Using k-means clustering on token embeddings, SVG2 groups tokens by semantic similarity—not location. Then, it reorders these tokens so that all “important” ones are packed together in memory. This achieves two things simultaneously:

  • Higher identification accuracy: Semantically coherent clusters yield more precise attention masks.
  • GPU-friendly layout: Contiguous critical tokens eliminate padding and maximize memory bandwidth utilization.

The framework is training-free: it operates at inference time using the model’s own intermediate features, requiring zero fine-tuning or weight modifications.

Real-World Performance Gains You Can Trust

SVG2 delivers measurable, reproducible speedups without quality degradation:

  • 2.30× faster on HunyuanVideo (PSNR ≈ 30)
  • 1.89× faster on Wan 2.1 (PSNR ≈ 26)

Under the hood, SVG2 integrates:

  • Top-p dynamic budget control: Dynamically allocates computation based on token importance, avoiding fixed sparsity ratios.
  • Flash k-Means: A batched, Triton-accelerated k-means implementation that’s >10× faster than naive clustering—critical for low-overhead runtime token grouping.
  • Custom CUDA/Triton kernels: Optimized implementations for RMSNorm, LayerNorm, and RoPE that achieve up to 20× higher memory bandwidth than Diffusers baselines.

These aren’t synthetic benchmarks—they’re end-to-end speedups on full 720p text-to-video and image-to-video pipelines.

Ideal Use Cases for Practitioners

SVG2 shines in scenarios where speed, quality, and ease of integration are non-negotiable:

  • Production video generation services: Reduce cloud inference costs and latency for T2V/I2V APIs without retraining models your team already uses.
  • Research labs on tight GPU budgets: Run more experiments per day on HunyuanVideo or Wan 2.1 without downgrading resolution or sequence length.
  • Model developers seeking plug-and-play acceleration: Integrate SVG2 in minutes via pre-built scripts—no need to modify model code or training infrastructure.
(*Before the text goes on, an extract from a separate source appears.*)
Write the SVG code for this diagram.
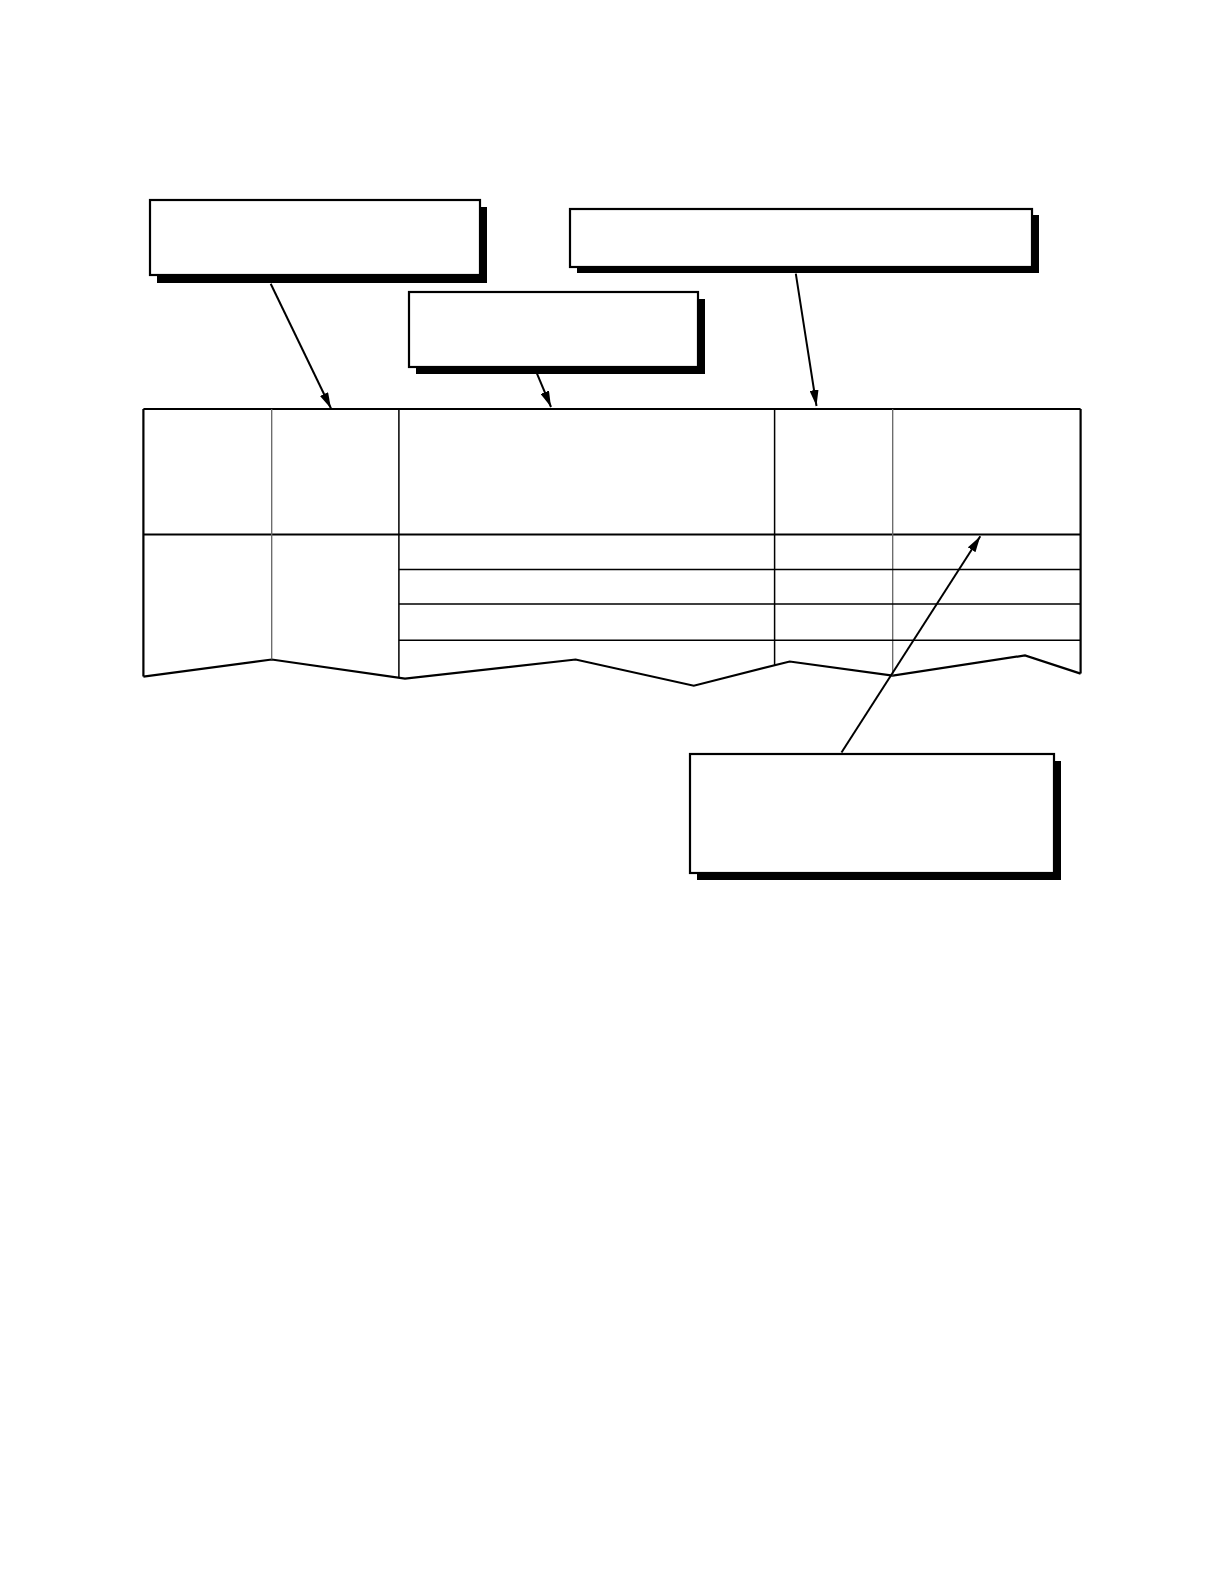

Currently, SVG2 officially supports:

  • Wan 2.1 (Text-to-Video and Image-to-Video)
  • HunyuanVideo (Text-to-Video)
  • Cosmos

Support for additional DiT-based video models is likely as long as they use 3D full attention.

Getting Started: Integration in Minutes

Adopting SVG2 requires no model changes—just a few environment setup steps and updated inference scripts:

GIT_LFS_SKIP_SMUDGE=1 git clone https://github.com/svg-project/Sparse-VideoGen.git
cd Sparse-VideoGen

# Create environment (Python 3.12 recommended)
conda create -n SVG python=3.12.9
conda activate SVG

# Install dependencies
pip install uv
uv pip install -e .
pip install flash-attn --no-build-isolation

# Build optimized kernels (includes Flash k-Means)
git submodule update --init --recursive
cd svg/kernels
bash setup.sh

Then, run SVG2-accelerated inference with one command:

# Wan 2.1 Text-to-Video (720p)
bash scripts/wan/wan_t2v_720p_sap.sh

# HunyuanVideo Text-to-Video (720p)
bash scripts/hyvideo/hyvideo_t2v_720p_sap.sh

The _sap.sh suffix denotes Semantic-Aware Permutation—the core of SVG2. Swap these in for your existing pipelines, and you’re done.

Limitations and Compatibility Notes

While SVG2 is broadly applicable, consider these boundaries:

  • Model architecture: Only accelerates models using 3D full attention in DiT backbones (e.g., HunyuanVideo, Wan 2.1). It won’t work with recurrent or latent cache-based architectures.
  • System requirements: Requires CUDA 12.4/12.8 and PyTorch 2.5.1/2.6.0. Older setups may need upgrades.
  • FP8 attention: Not yet supported (planned for future release).
  • Kernel compilation: Custom Triton/CUDA kernels must be built during setup—this adds ~5–10 minutes but is a one-time cost.

Performance gains scale with sequence length and resolution: longer videos and higher resolutions see the greatest speedups due to SVG2’s efficient memory layout.

Summary

Sparse VideoGen2 redefines what’s possible in training-free video acceleration. By replacing positional sparsity with semantic-aware token permutation, it solves the long-standing trade-off between speed and visual quality. With no retraining, minimal integration effort, and proven speedups up to 2.3×, SVG2 is a pragmatic choice for engineers and researchers deploying state-of-the-art video diffusion models today.

If you’re already using HunyuanVideo, Wan 2.1, or Cosmos in production or research, SVG2 offers immediate latency reduction—without compromising the visual fidelity your users expect.